— Available data —
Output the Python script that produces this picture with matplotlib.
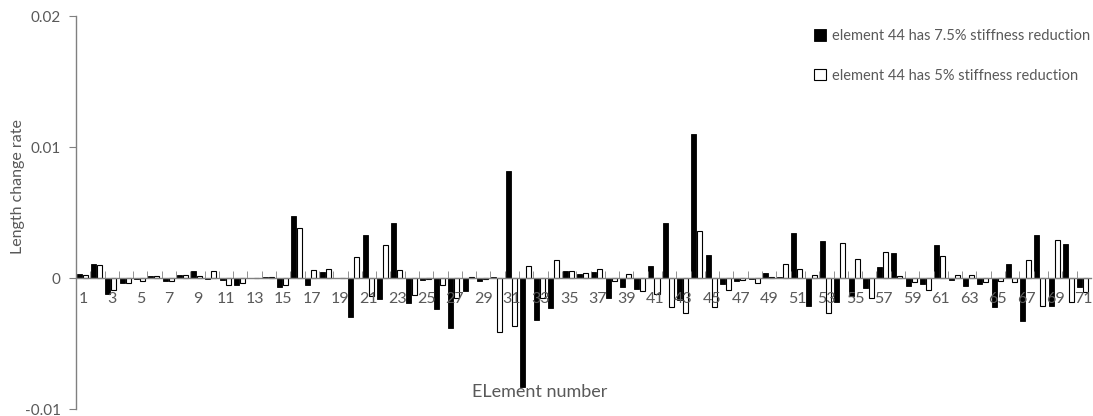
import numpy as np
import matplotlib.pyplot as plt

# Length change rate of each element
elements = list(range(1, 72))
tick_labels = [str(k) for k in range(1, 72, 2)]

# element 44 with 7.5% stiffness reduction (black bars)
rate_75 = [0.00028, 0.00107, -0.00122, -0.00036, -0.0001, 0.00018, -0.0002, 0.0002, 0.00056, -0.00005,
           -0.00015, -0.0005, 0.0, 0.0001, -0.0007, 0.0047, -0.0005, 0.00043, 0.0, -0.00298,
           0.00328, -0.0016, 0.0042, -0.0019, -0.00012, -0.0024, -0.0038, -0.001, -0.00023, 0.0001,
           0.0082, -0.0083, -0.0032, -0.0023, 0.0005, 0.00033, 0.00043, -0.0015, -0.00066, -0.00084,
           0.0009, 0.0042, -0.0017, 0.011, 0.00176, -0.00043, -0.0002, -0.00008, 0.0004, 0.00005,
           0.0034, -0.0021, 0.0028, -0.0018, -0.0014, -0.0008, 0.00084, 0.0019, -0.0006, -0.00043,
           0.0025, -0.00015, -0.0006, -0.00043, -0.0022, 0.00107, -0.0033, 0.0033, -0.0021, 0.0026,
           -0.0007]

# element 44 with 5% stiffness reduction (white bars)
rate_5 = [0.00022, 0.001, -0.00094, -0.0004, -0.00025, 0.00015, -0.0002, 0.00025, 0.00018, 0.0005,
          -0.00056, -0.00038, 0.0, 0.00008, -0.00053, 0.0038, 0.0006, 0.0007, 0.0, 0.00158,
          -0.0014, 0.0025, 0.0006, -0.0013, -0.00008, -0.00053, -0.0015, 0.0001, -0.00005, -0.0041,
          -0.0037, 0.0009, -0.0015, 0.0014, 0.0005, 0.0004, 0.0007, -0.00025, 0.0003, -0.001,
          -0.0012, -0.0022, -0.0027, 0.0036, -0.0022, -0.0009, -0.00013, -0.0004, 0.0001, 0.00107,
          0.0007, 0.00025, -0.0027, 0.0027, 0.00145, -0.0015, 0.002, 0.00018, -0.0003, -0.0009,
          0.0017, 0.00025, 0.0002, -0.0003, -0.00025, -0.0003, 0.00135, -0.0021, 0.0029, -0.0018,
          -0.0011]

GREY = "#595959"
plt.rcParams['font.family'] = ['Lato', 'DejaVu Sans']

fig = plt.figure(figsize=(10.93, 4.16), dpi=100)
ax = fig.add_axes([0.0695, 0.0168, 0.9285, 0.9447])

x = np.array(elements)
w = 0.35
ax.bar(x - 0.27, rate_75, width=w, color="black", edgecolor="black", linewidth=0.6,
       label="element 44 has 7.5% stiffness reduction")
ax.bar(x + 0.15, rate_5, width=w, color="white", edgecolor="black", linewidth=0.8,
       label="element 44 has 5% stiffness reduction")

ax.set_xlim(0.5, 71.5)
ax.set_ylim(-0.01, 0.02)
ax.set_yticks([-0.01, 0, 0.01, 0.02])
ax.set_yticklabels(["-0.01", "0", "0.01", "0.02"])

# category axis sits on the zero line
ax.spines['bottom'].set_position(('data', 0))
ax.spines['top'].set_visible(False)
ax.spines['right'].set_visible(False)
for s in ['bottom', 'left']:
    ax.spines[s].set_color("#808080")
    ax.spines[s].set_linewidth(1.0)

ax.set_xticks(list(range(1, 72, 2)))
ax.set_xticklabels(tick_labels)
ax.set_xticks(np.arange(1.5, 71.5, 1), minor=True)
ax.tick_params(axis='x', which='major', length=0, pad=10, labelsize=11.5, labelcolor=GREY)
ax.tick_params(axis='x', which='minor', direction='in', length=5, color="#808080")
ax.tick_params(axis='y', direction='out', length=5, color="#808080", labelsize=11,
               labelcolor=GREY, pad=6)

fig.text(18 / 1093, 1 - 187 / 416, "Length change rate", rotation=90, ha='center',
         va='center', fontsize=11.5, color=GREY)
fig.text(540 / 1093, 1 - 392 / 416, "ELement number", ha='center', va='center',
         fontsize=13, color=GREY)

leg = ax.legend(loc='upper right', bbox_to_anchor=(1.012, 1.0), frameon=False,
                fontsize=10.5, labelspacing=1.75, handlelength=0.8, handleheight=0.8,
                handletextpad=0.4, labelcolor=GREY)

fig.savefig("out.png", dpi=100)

— What to produce —
Copy every line of the data that holds the string "with".

— Reply —
Output the Python script that produces this picture with matplotlib.
# element 44 with 7.5% stiffness reduction (black bars)
# element 44 with 5% stiffness reduction (white bars)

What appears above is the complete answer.